What to produce: Copy out every line that contains the word "draw".

-*-

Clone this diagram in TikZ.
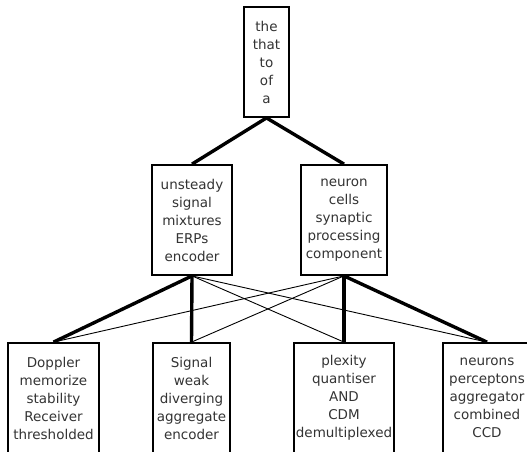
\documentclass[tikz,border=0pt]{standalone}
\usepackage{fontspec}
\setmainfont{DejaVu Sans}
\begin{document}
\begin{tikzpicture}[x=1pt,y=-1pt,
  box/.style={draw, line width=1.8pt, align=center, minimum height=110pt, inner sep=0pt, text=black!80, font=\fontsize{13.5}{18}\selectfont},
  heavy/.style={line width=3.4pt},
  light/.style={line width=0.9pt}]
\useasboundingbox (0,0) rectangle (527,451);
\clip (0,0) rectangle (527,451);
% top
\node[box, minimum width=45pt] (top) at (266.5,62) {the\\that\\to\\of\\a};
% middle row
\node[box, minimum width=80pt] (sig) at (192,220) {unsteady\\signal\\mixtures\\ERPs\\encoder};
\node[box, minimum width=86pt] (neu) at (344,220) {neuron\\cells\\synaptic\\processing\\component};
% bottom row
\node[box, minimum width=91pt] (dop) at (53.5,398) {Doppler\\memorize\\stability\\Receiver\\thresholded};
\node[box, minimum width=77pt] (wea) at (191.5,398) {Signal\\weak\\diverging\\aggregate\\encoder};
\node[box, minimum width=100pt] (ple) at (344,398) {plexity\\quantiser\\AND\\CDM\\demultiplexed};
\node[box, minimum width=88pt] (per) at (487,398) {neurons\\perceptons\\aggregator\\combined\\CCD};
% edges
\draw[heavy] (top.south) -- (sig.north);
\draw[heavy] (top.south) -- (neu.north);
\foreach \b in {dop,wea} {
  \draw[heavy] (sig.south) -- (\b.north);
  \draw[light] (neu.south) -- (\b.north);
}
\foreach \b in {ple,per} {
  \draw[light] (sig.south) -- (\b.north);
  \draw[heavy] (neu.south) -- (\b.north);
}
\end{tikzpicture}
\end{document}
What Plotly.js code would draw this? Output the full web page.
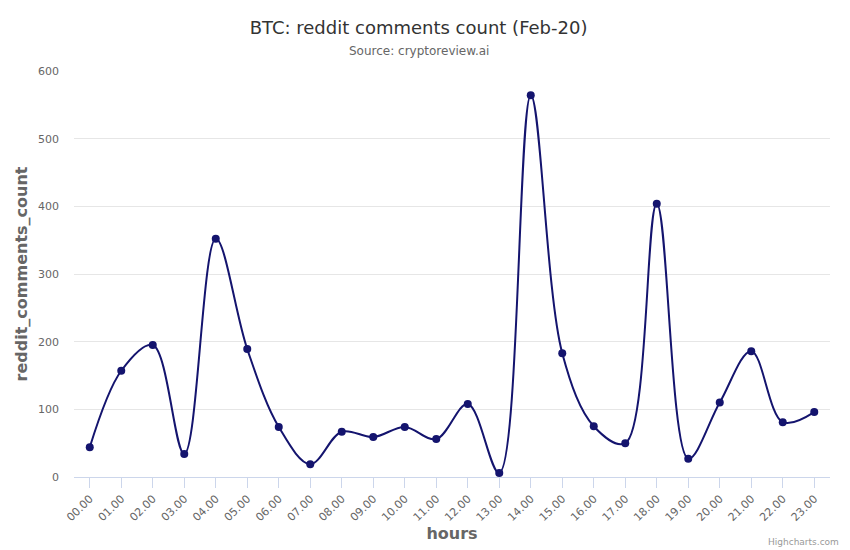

-*-

Solution to this exercise:
  box/.style={draw, line width=1.8pt, align=center, minimum height=110pt, inner sep=0pt, text=black!80, font=\fontsize{13.5}{18}\selectfont},
\draw[heavy] (top.south) -- (sig.north);
\draw[heavy] (top.south) -- (neu.north);
  \draw[heavy] (sig.south) -- (\b.north);
  \draw[light] (neu.south) -- (\b.north);
  \draw[light] (sig.south) -- (\b.north);
  \draw[heavy] (neu.south) -- (\b.north);
What Plotly.js code would draw this? Output the full web page.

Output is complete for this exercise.